*Material*:
>> start

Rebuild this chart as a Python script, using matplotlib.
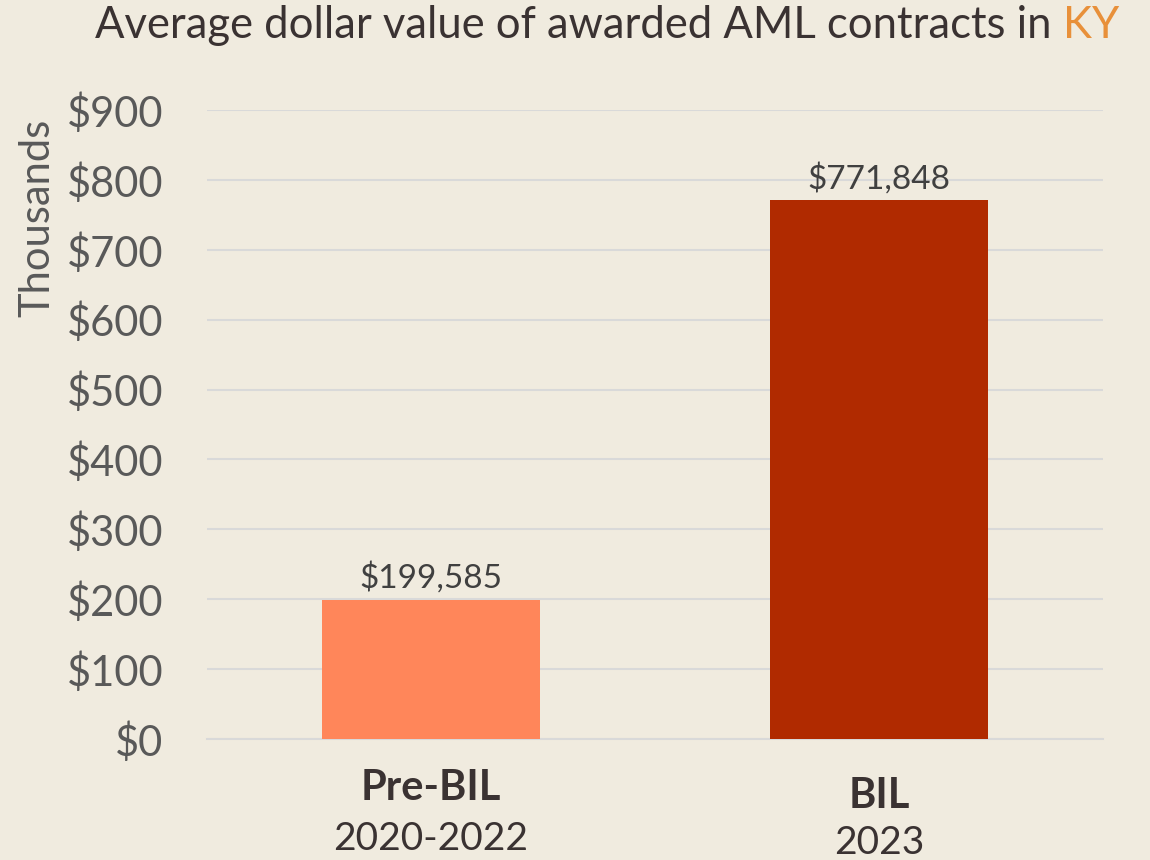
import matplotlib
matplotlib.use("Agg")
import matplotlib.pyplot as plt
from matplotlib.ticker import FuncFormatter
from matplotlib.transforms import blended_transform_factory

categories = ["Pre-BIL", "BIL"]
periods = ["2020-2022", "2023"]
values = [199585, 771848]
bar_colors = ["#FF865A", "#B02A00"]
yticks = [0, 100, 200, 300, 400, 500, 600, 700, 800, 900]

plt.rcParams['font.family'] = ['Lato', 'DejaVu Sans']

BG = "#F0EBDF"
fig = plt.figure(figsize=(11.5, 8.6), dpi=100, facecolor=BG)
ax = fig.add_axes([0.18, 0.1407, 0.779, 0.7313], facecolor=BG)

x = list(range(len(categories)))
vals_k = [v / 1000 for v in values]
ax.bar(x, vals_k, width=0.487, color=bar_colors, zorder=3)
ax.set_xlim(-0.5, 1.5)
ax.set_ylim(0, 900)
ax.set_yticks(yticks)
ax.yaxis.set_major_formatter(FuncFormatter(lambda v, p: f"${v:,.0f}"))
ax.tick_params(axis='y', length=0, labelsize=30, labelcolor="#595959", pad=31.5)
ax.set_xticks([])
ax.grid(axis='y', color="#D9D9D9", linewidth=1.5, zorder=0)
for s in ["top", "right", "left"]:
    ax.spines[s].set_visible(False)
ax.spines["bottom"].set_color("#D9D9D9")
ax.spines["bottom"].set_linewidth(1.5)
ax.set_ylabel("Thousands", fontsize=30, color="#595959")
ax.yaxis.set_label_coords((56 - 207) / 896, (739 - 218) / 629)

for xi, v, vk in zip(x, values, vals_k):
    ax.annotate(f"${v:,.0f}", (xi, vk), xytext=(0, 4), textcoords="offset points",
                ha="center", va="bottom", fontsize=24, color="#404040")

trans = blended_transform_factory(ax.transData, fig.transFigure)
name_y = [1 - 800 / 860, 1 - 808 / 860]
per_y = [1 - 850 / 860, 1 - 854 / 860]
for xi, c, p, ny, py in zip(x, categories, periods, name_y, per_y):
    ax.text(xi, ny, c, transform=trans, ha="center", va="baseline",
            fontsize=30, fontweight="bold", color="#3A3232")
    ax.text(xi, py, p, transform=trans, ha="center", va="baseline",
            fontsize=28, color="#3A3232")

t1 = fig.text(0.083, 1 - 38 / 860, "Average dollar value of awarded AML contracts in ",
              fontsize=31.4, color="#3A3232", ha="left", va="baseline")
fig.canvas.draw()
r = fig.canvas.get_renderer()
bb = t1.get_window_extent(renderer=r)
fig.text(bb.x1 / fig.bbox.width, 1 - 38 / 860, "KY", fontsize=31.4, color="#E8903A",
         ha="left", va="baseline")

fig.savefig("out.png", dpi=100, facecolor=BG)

>> end
>> start

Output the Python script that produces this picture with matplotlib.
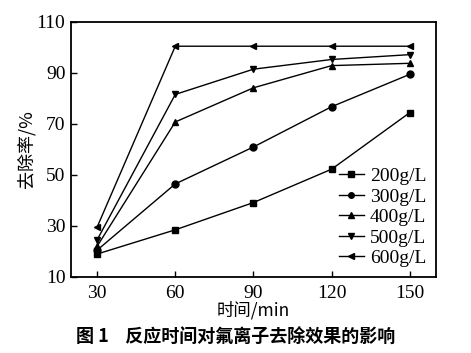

>> end
>> start

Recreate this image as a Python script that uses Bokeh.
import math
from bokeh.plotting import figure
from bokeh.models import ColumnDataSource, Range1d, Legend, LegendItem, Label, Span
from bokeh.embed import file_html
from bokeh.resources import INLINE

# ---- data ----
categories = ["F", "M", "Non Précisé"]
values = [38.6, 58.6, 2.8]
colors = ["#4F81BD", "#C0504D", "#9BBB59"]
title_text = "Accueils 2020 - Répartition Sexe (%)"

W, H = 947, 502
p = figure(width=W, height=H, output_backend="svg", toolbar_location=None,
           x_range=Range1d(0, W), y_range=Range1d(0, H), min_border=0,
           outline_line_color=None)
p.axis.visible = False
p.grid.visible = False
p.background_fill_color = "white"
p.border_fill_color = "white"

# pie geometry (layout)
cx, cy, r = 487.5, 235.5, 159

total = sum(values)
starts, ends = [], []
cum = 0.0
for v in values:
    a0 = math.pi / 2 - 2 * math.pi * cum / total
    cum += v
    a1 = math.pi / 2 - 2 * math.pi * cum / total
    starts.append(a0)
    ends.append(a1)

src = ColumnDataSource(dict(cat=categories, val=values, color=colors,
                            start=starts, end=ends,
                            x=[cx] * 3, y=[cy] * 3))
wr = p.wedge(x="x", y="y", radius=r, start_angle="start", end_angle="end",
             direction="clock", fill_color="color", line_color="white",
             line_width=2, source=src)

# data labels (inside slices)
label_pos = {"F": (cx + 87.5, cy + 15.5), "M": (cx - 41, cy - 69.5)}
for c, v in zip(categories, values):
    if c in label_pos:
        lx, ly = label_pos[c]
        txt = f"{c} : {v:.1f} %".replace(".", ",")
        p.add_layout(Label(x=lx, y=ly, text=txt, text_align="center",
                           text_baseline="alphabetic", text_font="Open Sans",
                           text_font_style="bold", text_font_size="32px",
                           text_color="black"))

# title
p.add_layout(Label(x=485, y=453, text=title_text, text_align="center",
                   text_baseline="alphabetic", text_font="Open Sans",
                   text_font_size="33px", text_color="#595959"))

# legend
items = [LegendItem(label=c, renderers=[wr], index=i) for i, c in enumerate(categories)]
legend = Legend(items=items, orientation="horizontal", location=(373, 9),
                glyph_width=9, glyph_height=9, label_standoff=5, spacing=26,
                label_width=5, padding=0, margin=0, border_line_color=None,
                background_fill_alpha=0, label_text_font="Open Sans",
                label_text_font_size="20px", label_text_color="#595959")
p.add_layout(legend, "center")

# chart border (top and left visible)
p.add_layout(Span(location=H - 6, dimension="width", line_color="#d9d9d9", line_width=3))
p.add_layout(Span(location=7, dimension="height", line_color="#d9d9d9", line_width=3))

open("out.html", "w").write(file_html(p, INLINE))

>> end

*Written exercise*: From the entries above, pull out each line that includes "chart".

*Output for this task*:
Rebuild this chart as a Python script, using matplotlib.
# chart border (top and left visible)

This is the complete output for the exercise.